Bail out Somalia to curb the pirates?

Obama, like pre-9/11 Bush, may scorn nation-building. But can the US afford not to do it?

It would be easy to hope, after Sunday's dramatic rescue in the Gulf of Aden, that heroic ship captains, Navy Seal sharpshooters, and an armada of foreign warships will somehow contain pirates off Somalia or keep that anarchic land free of Al Qaeda-friendly Islamists.

But a bit of history: In the early 19th century, it took America and Europe nearly 30 years to defeat the Barbary pirates off the coast of northern Africa, relying on horrific battles and eventually imperialist conquest.

So it's unlikely that President Obama, occupied with two wars and costly "nation-building" at home, wants to get to the root of the piracy problem by fixing the failed state of Somalia with an invasion, occupation, or oodles of foreign aid.

And yet, Somali pirates still hold captive more than 200 foreign sailors and more than a dozen ships. American crew members on passing cargo ships might now be particularly targeted in retaliation for the killing of the three pirates.

What's more, Mr. Obama's defense secretary, Robert Gates, cites weakly run countries as a major threat to the US. In a speech last October, he said: "The security of the American people will increasingly depend on our ability to head off the next insurgency or arrest the collapse of another failing state."

Mr. Gates calls for "enlightened counter-measures" to bolster vulnerable states that harbor violent networks. And this week, after the rescue of the kidnapped Capt. Richard Phillips, he went further to say there is "no purely military" solution to Somalia "unless you get something on land that begins to change the equation for these kids."

Yes, kids. The pirates were 17 to 19 years old. While they were greedy for a $6 million ransom, they came from poverty and a clannish community resentful of the way that foreign ships have overfished and polluted Somalia's coastal waters.

Somalia's internal chaos, famine, and wars have boggled four presidents since 1992. The US military's 1993 retreat from the capital, Mogadishu, was one reason George W. Bush scorned the idea of nation-building – until 9/11 pushed him to think he might try it in Afghanistan and Iraq.

Obama has already decided to wind down US involvement in Iraq and devised a plan to eventually turn over Afghanistan to others. Those are clues to his likely action toward Somalia: Only assert US leadership in order to create a coalition of other nations and groups to solve the problem.

That's a difficult calculation – knowing when a distant threat can be contained or whether to use sufficient resources to avert an attack on Americans, either at home or abroad.
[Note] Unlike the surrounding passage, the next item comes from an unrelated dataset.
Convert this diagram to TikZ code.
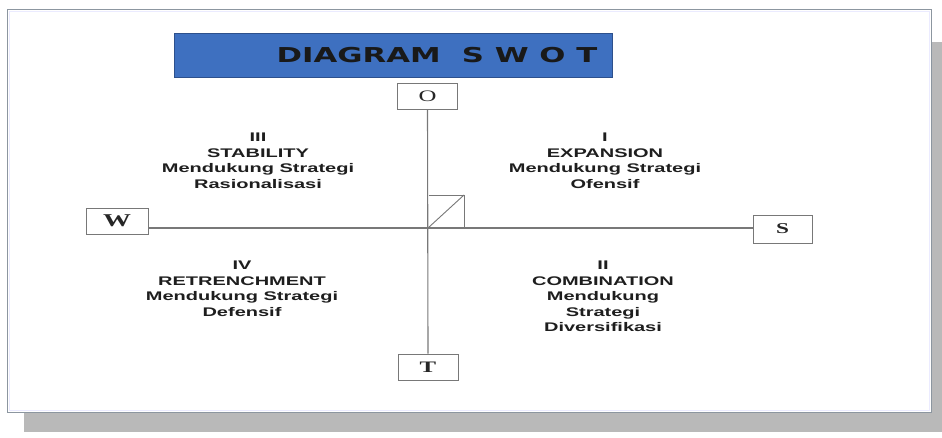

The Pentagon's 2008 national defense strategy called for "building up the capacity of fragile or vulnerable" areas to prevent a haven for terrorists, arms smugglers, and drug merchants (and now pirates).

But for now, Obama sees the threat from Somalia as largely a law-enforcement problem. After Sunday's rescue, he said, "We have to ensure that those who commit acts of piracy are held accountable for their crimes."

He may have decided, based on the Iraq war, that America first needs to spend its money and energy at home preventing economic and social collapse. After all, only when Rome was weak were the barbarians able to enter.

But without US leadership, it's unlikely that Europe or the United Nations will do more than support beefing up the international naval presence off Somalia's coast. Obama still needs to keep probing for new ways for all concerned parties to solve, or at least better contain, this thorny problem.

Or, as Gates admits, "All I can tell you is I am confident we will be spending a lot of time in the situation room over the next few weeks trying to figure out what in the world to do about this problem."